The important thing this piece of
serendipitous pre-adaptation has given us
is a possible DC power standard. An
arbitrary one, to be sure, but perhaps we
should probably just be grateful that it was
designed by a car mechanic in an
afternoon and not a computer industry
standards committee in a lifetime. Keep
the voltage level, design a new, small, plug
and you have a new standard.
The immediate advantage of adopting it
would be that you would only need one
DC power adaptor! Think of that! Well,
not exactly one, you might need a dozen
of them, but they would all be exactly the
same! Just get a box of 'em! They'll just be
a commodity item like, um, well, I was
going to say light bulbs, but light bulbs
come in all sorts of different wattages and
fittings.

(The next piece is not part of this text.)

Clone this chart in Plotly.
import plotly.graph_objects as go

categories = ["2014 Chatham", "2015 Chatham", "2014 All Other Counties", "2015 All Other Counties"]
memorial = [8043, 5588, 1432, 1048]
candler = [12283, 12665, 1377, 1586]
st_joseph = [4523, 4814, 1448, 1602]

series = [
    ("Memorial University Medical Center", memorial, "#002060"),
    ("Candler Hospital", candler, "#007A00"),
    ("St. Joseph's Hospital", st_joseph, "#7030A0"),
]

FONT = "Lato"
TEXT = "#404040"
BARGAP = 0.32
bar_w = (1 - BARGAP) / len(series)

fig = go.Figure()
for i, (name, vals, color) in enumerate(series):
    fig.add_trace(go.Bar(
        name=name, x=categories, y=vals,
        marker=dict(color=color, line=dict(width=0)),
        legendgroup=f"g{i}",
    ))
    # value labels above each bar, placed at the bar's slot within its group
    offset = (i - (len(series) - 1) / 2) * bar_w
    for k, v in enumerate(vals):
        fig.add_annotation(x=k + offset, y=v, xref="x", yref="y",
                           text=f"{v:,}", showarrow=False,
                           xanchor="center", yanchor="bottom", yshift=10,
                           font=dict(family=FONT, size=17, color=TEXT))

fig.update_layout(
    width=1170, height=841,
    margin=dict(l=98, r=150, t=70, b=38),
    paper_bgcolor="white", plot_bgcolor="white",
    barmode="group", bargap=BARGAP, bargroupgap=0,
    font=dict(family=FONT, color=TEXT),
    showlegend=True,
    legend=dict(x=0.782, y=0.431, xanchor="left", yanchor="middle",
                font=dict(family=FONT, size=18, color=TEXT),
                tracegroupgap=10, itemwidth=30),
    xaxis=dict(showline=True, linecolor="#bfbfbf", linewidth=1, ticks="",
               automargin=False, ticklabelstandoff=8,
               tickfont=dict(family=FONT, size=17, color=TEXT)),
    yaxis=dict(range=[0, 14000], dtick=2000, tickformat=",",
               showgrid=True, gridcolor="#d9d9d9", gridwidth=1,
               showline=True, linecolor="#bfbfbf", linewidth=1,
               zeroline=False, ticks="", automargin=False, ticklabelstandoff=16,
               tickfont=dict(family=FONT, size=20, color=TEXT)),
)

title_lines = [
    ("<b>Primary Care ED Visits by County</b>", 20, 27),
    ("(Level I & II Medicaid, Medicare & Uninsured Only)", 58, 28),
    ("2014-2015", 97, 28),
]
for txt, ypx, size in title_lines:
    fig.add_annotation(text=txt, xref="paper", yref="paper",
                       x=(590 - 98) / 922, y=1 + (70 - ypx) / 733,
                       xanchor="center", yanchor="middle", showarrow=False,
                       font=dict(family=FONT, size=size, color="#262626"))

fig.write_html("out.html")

The great thing about having a DC
power standard is that it would be much
better than light bulbs.
Apart from doing away with endless
confusion and inconvenience, the arrival of
a new standard would encourage all sorts
of other new features to emerge. Power
points in convenient places in cars. DC
power points in homes and offices and,
most importantly, DC power points in the
arm rests of airplane seats...
I have to own up and say that, much as a
love my PowerBook, which now does
about 97.8% of what I used to use the
lumbering old desktop dinosaurs for, I've
given up trying to use it on planes. Yes,
yes, I know that there are all sorts of
power-user strategies you can use to
extend your battery life - dimming modes,
ram disks, processor-resting and so on -
but the point is that I really can't be
bothered. I'm perfectly capable of just
reading the inflight magazine if I want to be
irritated. However, if there was a DC
power supply in my arm rest I would
actually be able to do some work, or at
least fiddle with stuff. I know that the
airline companies will probably say 'Yes,
but if we do that, our aeroplanes will fall
out of the sky' but they always say that. I
know that sometimes their planes do fall
out of the sky but, and here's the point,
not nearly as often as the airline companies
say they will. I for one would be willing to
risk it. In the great war against little dongly
things no sacrifice, I think, is too great.